#### [LISTED ENTRIES]
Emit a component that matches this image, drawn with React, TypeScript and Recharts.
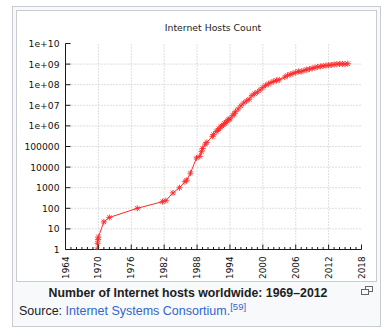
import React from 'react';
import { LineChart, Line, XAxis, YAxis, ReferenceLine } from 'recharts';

// ---- data ----
const years = [
  1969.75, 1969.85, 1969.92, 1970.0, 1971.0, 1972.0, 1977.1, 1981.7, 1982.3, 1983.6,
  1984.8, 1985.8, 1986.1, 1986.8, 1987.9, 1988.5, 1988.8, 1989.0, 1989.5, 1989.8,
  1990.8, 1991.0, 1991.5, 1991.8, 1992.0, 1992.3, 1992.5, 1992.8, 1993.0, 1993.3,
  1993.5, 1993.8, 1994.0, 1994.5, 1994.8, 1995.0, 1995.5, 1996.0, 1996.5, 1997.0,
  1997.5, 1998.0, 1998.5, 1999.0, 1999.5, 2000.0, 2000.5, 2001.0, 2001.5, 2002.0,
  2002.5, 2003.0, 2004.0, 2004.5, 2005.0, 2005.5, 2006.0, 2006.5, 2007.0, 2007.5,
  2008.0, 2008.5, 2009.0, 2009.5, 2010.0, 2010.5, 2011.0, 2011.5, 2012.0, 2012.5,
  2013.0, 2013.5, 2014.0, 2014.5, 2015.0, 2015.5,
];
const hosts = [
  1, 2, 3, 4, 22, 36, 100, 210, 235, 560,
  1000, 1960, 2300, 5100, 28000, 33000, 56000, 80000, 130000, 159000,
  313000, 376000, 535000, 617000, 727000, 890000, 992000, 1136000, 1313000, 1486000,
  1776000, 2056000, 2217000, 3212000, 3864000, 4852000, 6642000, 9472000, 12881000, 16146000,
  19540000, 29670000, 36739000, 43230000, 56218000, 72398000, 93048000, 109574000, 125888000, 147345000,
  162128000, 171638000, 233101000, 285139000, 317646000, 353284000, 394992000, 439286000, 433193000, 489774000,
  541677000, 570938000, 625226000, 681065000, 732740000, 768913000, 818374000, 849870000, 888239000, 908586000,
  963519000, 996231000, 1010252000, 1028544000, 1012707000, 1040000000,
];
const xMajorTicks = [1964, 1970, 1976, 1982, 1988, 1994, 2000, 2006, 2012, 2018];
const xTickLabels = ['1964', '1970', '1976', '1982', '1988', '1994', '2000', '2006', '2012', '2018'];
const xAllTicks = Array.from({ length: 2018 - 1964 + 1 }, (_, i) => 1964 + i);
const yTicks = [1, 10, 100, 1000, 10000, 100000, 1e6, 1e7, 1e8, 1e9, 1e10];
const yTickLabels = ['1', '10', '100', '1000', '10000', '100000', '1e+06', '1e+07', '1e+08', '1e+09', '1e+10'];

const rows = years.map((y, i) => ({ year: y, hosts: hosts[i] }));

const AXIS = '#1a1a1a';
const GRID = '#bdbdbd';
const TICKFONT = '"DejaVu Sans", sans-serif';

const BottomTick = (p: any) => {
  const { x, y, payload } = p;
  const idx = xMajorTicks.indexOf(payload.value);
  const major = idx >= 0;
  return (
    <g>
      <line x1={x} x2={x} y1={y} y2={y - (major ? 5 : 2.5)} stroke={AXIS} strokeWidth={1} />
      {major && (
        <text
          transform={`translate(${x},${y + 7}) rotate(-90)`}
          textAnchor="end"
          dominantBaseline="central"
          fontFamily={TICKFONT}
          fontSize={8.8}
          fill="#111"
        >
          {xTickLabels[idx]}
        </text>
      )}
    </g>
  );
};

const TopTick = (p: any) => {
  const { x, y, payload } = p;
  const major = xMajorTicks.indexOf(payload.value) >= 0;
  return <line x1={x} x2={x} y1={y} y2={y + (major ? 5 : 2.5)} stroke={AXIS} strokeWidth={1} />;
};

const LeftTick = (p: any) => {
  const { x, y, payload } = p;
  const idx = yTicks.indexOf(payload.value);
  return (
    <g>
      <line x1={x} x2={x + 5} y1={y} y2={y} stroke={AXIS} strokeWidth={1} />
      <text x={x - 6} y={y} textAnchor="end" dominantBaseline="central" fontFamily={TICKFONT} fontSize={9.2} fill="#111">
        {yTickLabels[idx]}
      </text>
    </g>
  );
};

const RightTick = (p: any) => {
  const { x, y } = p;
  return <line x1={x} x2={x - 5} y1={y} y2={y} stroke={AXIS} strokeWidth={1} />;
};

const Star = (p: any) => {
  const { cx, cy, index } = p;
  if (cx == null || cy == null) return <g key={index} />;
  const r = 3;
  const d = r * 0.72;
  return (
    <g key={index} stroke="#ff2a2a" strokeWidth={0.9}>
      <line x1={cx - r} x2={cx + r} y1={cy} y2={cy} />
      <line x1={cx} x2={cx} y1={cy - r} y2={cy + r} />
      <line x1={cx - d} x2={cx + d} y1={cy - d} y2={cy + d} />
      <line x1={cx - d} x2={cx + d} y1={cy + d} y2={cy - d} />
    </g>
  );
};

export default function App() {
  return (
    <div
      style={{
        position: 'absolute',
        left: 0,
        top: 0,
        width: 391,
        height: 336,
        background: '#fff',
        fontFamily: '"Liberation Sans", Arial, sans-serif',
        overflow: 'hidden',
      }}
    >
      <div
        style={{
          position: 'absolute',
          left: 12,
          top: 6,
          width: 367,
          height: 319,
          border: '1px solid #c8ccd1',
          background: '#f8f9fa',
        }}
      />
      <div
        style={{
          position: 'absolute',
          left: 16,
          top: 10,
          width: 359,
          height: 270,
          border: '1px solid #c8ccd1',
          background: '#fff',
        }}
      />
      <div style={{ position: 'absolute', left: 17, top: 11 }}>
        <LineChart
          width={359}
          height={270}
          data={rows}
          margin={{ top: 32.5, right: 14.5, bottom: 0, left: 0.5 }}
        >
          <XAxis
            dataKey="year"
            type="number"
            domain={[1964, 2018]}
            ticks={xAllTicks}
            interval={0}
            tickSize={0}
            tickMargin={0}
            height={31.5}
            axisLine={{ stroke: AXIS }}
            tickLine={false}
            tick={(p: any) => <BottomTick {...p} />}
            allowDataOverflow
          />
          <XAxis
            xAxisId="top"
            orientation="top"
            type="number"
            domain={[1964, 2018]}
            ticks={xAllTicks}
            interval={0}
            tickSize={0}
            tickMargin={0}
            height={0}
            axisLine={{ stroke: AXIS }}
            tickLine={false}
            tick={(p: any) => <TopTick {...p} />}
            allowDataOverflow
          />
          <YAxis
            type="number"
            scale="log"
            domain={[1, 1e10]}
            ticks={yTicks}
            interval={0}
            tickSize={0}
            tickMargin={0}
            width={48}
            axisLine={{ stroke: AXIS }}
            tickLine={false}
            tick={(p: any) => <LeftTick {...p} />}
            allowDataOverflow
          />
          <YAxis
            yAxisId="right"
            orientation="right"
            type="number"
            scale="log"
            domain={[1, 1e10]}
            ticks={yTicks}
            interval={0}
            tickSize={0}
            tickMargin={0}
            width={0}
            axisLine={{ stroke: AXIS }}
            tickLine={false}
            tick={(p: any) => <RightTick {...p} />}
            allowDataOverflow
          />
          {xMajorTicks.slice(1, -1).map((t) => (
            <ReferenceLine key={'x' + t} x={t} stroke={GRID} strokeDasharray="1 2" />
          ))}
          {yTicks.slice(1, -1).map((t) => (
            <ReferenceLine key={'y' + t} y={t} stroke={GRID} strokeDasharray="1 2" />
          ))}
          <Line
            dataKey="hosts"
            type="linear"
            stroke="#ff2a2a"
            strokeWidth={1}
            dot={(p: any) => <Star {...p} />}
            activeDot={false}
            isAnimationActive={false}
          />
        </LineChart>
      </div>
      <div
        style={{
          position: 'absolute',
          left: 113,
          top: 22,
          width: 200,
          textAlign: 'center',
          fontFamily: TICKFONT,
          fontSize: 9.3,
          lineHeight: '12px',
          color: '#222',
        }}
      >
        Internet Hosts Count
      </div>
      <div
        style={{
          position: 'absolute',
          left: 0,
          top: 285,
          width: 376,
          textAlign: 'center',
          fontSize: 12.3,
          fontWeight: 'bold',
          lineHeight: '16px',
          color: '#202122',
          whiteSpace: 'nowrap',
        }}
      >
        Number of Internet hosts worldwide: 1969–2012
      </div>
      <div
        style={{
          position: 'absolute',
          left: 19,
          top: 302.5,
          fontSize: 12.5,
          lineHeight: '16px',
          color: '#202122',
          whiteSpace: 'nowrap',
        }}
      >
        Source: <span style={{ color: '#3366cc' }}>Internet Systems Consortium.</span>
        <span style={{ color: '#3366cc', fontSize: 9.5, position: 'relative', top: -4.5 }}>[59]</span>
      </div>
      <svg style={{ position: 'absolute', left: 361, top: 286 }} width={13} height={9}>
        <rect x={4.5} y={0.5} width={7} height={5} fill="none" stroke="#666" strokeWidth={1} />
        <rect x={0.5} y={3.5} width={7} height={5} fill="#f8f9fa" stroke="#666" strokeWidth={1} />
      </svg>
    </div>
  );
}
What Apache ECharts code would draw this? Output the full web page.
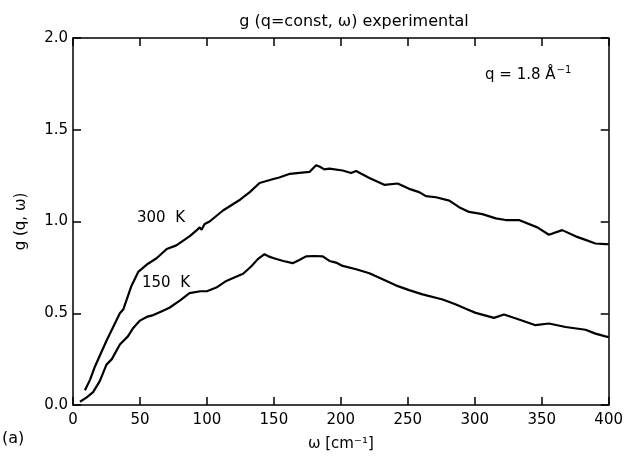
<!DOCTYPE html>
<html>
<head>
<meta charset="utf-8">
<script src="https://cdn.jsdelivr.net/npm/echarts@6/dist/echarts.min.js"></script>
<style>html,body{margin:0;padding:0;background:#fff}#c{width:626px;height:464px}</style>
</head>
<body>
<div id="c"></div>
<script>
var xTicks = [0, 50, 100, 150, 200, 250, 300, 350, 400];
var yTicks = [0.0, 0.5, 1.0, 1.5, 2.0];

var omega300 = [8.9, 12.7, 16.4, 25, 35, 37.5, 43.7, 48.7, 50, 56, 62.4, 70, 77.2, 87.2, 92, 94.6, 96, 98.3, 102, 112, 125, 132, 139.3, 149, 154, 162, 169, 176.6, 181.5, 184, 187.7, 191.5, 201.4, 207.6, 211.4, 221.3, 232.4, 242.4, 251, 258.5, 263.5, 271, 281, 288.3, 295.8, 305.7, 315.7, 323.1, 333, 346.7, 355.4, 365.3, 375.3, 382.7, 390.1, 397.6, 400];
var g300 = [0.08, 0.137, 0.21, 0.35, 0.50, 0.52, 0.65, 0.725, 0.73, 0.77, 0.80, 0.85, 0.87, 0.92, 0.95, 0.968, 0.955, 0.986, 1.0, 1.06, 1.12, 1.16, 1.21, 1.23, 1.24, 1.26, 1.265, 1.27, 1.306, 1.30, 1.284, 1.288, 1.278, 1.264, 1.275, 1.237, 1.2, 1.207, 1.178, 1.16, 1.138, 1.132, 1.114, 1.078, 1.052, 1.04, 1.017, 1.008, 1.008, 0.968, 0.928, 0.953, 0.919, 0.90, 0.88, 0.877, 0.876];

var omega150 = [5.2, 10, 15, 20, 25, 29, 35, 41, 45, 50, 55, 60, 66, 72, 80, 87, 95, 100, 107, 114.5, 120, 127, 133, 138, 143, 146, 150, 157, 164, 169, 174, 180, 186.5, 191.5, 196.4, 201.4, 211.4, 221.3, 231.2, 241, 251, 261, 276, 286, 293.3, 300.7, 314.4, 321.8, 333, 345.4, 355.4, 367.8, 382.7, 390.1, 397.6, 400];
var g150 = [0.018, 0.04, 0.07, 0.13, 0.22, 0.25, 0.33, 0.374, 0.42, 0.46, 0.48, 0.49, 0.51, 0.53, 0.57, 0.61, 0.62, 0.62, 0.64, 0.676, 0.694, 0.715, 0.755, 0.795, 0.822, 0.81, 0.80, 0.785, 0.773, 0.79, 0.81, 0.812, 0.81, 0.785, 0.776, 0.758, 0.74, 0.718, 0.685, 0.652, 0.626, 0.603, 0.575, 0.548, 0.524, 0.502, 0.475, 0.493, 0.466, 0.435, 0.444, 0.425, 0.41, 0.389, 0.374, 0.37];

function pairs(xs, ys) { return xs.map(function (x, i) { return [x, ys[i]]; }); }

var FONT = 'DejaVu Sans';
var chart = echarts.init(document.getElementById('c'), null, { renderer: 'canvas' });
var tickStyle = { show: true, inside: true, length: 8, lineStyle: { color: '#000', width: 1.5 } };
var lineStyleAxis = { show: true, onZero: false, lineStyle: { color: '#000', width: 1.5 } };

chart.setOption({
  animation: false,
  backgroundColor: '#fff',
  title: {
    text: 'g (q=const, ω) experimental',
    left: 349, top: 9, textAlign: 'center',
    textStyle: { fontFamily: FONT, fontSize: 16, fontWeight: 'normal', color: '#000' }
  },
  grid: { left: 73, right: 16, top: 38, bottom: 59, containLabel: false },
  xAxis: [{
    type: 'value', min: xTicks[0], max: xTicks[xTicks.length - 1], interval: 50,
    position: 'bottom',
    axisLine: lineStyleAxis, axisTick: tickStyle, splitLine: { show: false },
    axisLabel: { color: '#000', fontFamily: FONT, fontSize: 15, margin: 8 },
    name: 'ω [cm⁻¹]', nameLocation: 'middle', nameGap: 32,
    nameTextStyle: { color: '#000', fontFamily: FONT, fontSize: 15 }
  }, {
    type: 'value', min: 0, max: 400, interval: 50, position: 'top',
    axisLine: lineStyleAxis, axisTick: tickStyle, axisLabel: { show: false }, splitLine: { show: false }
  }],
  yAxis: [{
    type: 'value', min: yTicks[0], max: yTicks[yTicks.length - 1], interval: 0.5,
    position: 'left',
    axisLine: lineStyleAxis, axisTick: tickStyle, splitLine: { show: false },
    axisLabel: { color: '#000', fontFamily: FONT, fontSize: 15, margin: 5, formatter: function (v) { return v.toFixed(1); } },
    name: 'g (q, ω)', nameLocation: 'middle', nameGap: 44, nameRotate: 90,
    nameTextStyle: { color: '#000', fontFamily: FONT, fontSize: 15 }
  }, {
    type: 'value', min: 0, max: 2, interval: 0.5, position: 'right',
    axisLine: lineStyleAxis, axisTick: tickStyle, axisLabel: { show: false }, splitLine: { show: false }
  }],
  series: [{
    name: '300 K', type: 'line', data: pairs(omega300, g300), showSymbol: false, symbol: 'none',
    lineStyle: { color: '#000', width: 2.2 }, smooth: false
  }, {
    name: '150 K', type: 'line', data: pairs(omega150, g150), showSymbol: false, symbol: 'none',
    lineStyle: { color: '#000', width: 2.2 }, smooth: false
  }],
  graphic: [
    { type: 'text', left: 137, top: 211, style: { text: '300  K', font: '15px ' + FONT, fill: '#000' } },
    { type: 'text', left: 142, top: 276, style: { text: '150  K', font: '15px ' + FONT, fill: '#000' } },
    { type: 'text', left: 485, top: 65, style: {
        text: '{a|q = 1.8 Å}{s|−1}',
        rich: { a: { font: '15px ' + FONT, fill: '#000', verticalAlign: 'bottom' },
                s: { font: '10px ' + FONT, fill: '#000', verticalAlign: 'top', padding: [0, 0, 8, 1] } }
      } },
    { type: 'text', left: 2, top: 431, style: { text: '(a)', font: '16px ' + FONT, fill: '#000' } }
  ]
});
</script>
</body>
</html>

#### [EXERCISE INSTRUCTIONS]
Among the entries above, take the lines from the one with "What Apache ECharts" through the one with "function pairs(xs, ys)" and retype them exactly, leaving out the pictures.

#### [RESULT FOR THIS TASK]
What Apache ECharts code would draw this? Output the full web page.
<!DOCTYPE html>
<html>
<head>
<meta charset="utf-8">
<script src="https://cdn.jsdelivr.net/npm/echarts@6/dist/echarts.min.js"></script>
<style>html,body{margin:0;padding:0;background:#fff}#c{width:626px;height:464px}</style>
</head>
<body>
<div id="c"></div>
<script>
var xTicks = [0, 50, 100, 150, 200, 250, 300, 350, 400];
var yTicks = [0.0, 0.5, 1.0, 1.5, 2.0];

var omega300 = [8.9, 12.7, 16.4, 25, 35, 37.5, 43.7, 48.7, 50, 56, 62.4, 70, 77.2, 87.2, 92, 94.6, 96, 98.3, 102, 112, 125, 132, 139.3, 149, 154, 162, 169, 176.6, 181.5, 184, 187.7, 191.5, 201.4, 207.6, 211.4, 221.3, 232.4, 242.4, 251, 258.5, 263.5, 271, 281, 288.3, 295.8, 305.7, 315.7, 323.1, 333, 346.7, 355.4, 365.3, 375.3, 382.7, 390.1, 397.6, 400];
var g300 = [0.08, 0.137, 0.21, 0.35, 0.50, 0.52, 0.65, 0.725, 0.73, 0.77, 0.80, 0.85, 0.87, 0.92, 0.95, 0.968, 0.955, 0.986, 1.0, 1.06, 1.12, 1.16, 1.21, 1.23, 1.24, 1.26, 1.265, 1.27, 1.306, 1.30, 1.284, 1.288, 1.278, 1.264, 1.275, 1.237, 1.2, 1.207, 1.178, 1.16, 1.138, 1.132, 1.114, 1.078, 1.052, 1.04, 1.017, 1.008, 1.008, 0.968, 0.928, 0.953, 0.919, 0.90, 0.88, 0.877, 0.876];

var omega150 = [5.2, 10, 15, 20, 25, 29, 35, 41, 45, 50, 55, 60, 66, 72, 80, 87, 95, 100, 107, 114.5, 120, 127, 133, 138, 143, 146, 150, 157, 164, 169, 174, 180, 186.5, 191.5, 196.4, 201.4, 211.4, 221.3, 231.2, 241, 251, 261, 276, 286, 293.3, 300.7, 314.4, 321.8, 333, 345.4, 355.4, 367.8, 382.7, 390.1, 397.6, 400];
var g150 = [0.018, 0.04, 0.07, 0.13, 0.22, 0.25, 0.33, 0.374, 0.42, 0.46, 0.48, 0.49, 0.51, 0.53, 0.57, 0.61, 0.62, 0.62, 0.64, 0.676, 0.694, 0.715, 0.755, 0.795, 0.822, 0.81, 0.80, 0.785, 0.773, 0.79, 0.81, 0.812, 0.81, 0.785, 0.776, 0.758, 0.74, 0.718, 0.685, 0.652, 0.626, 0.603, 0.575, 0.548, 0.524, 0.502, 0.475, 0.493, 0.466, 0.435, 0.444, 0.425, 0.41, 0.389, 0.374, 0.37];

function pairs(xs, ys) { return xs.map(function (x, i) { return [x, ys[i]]; }); }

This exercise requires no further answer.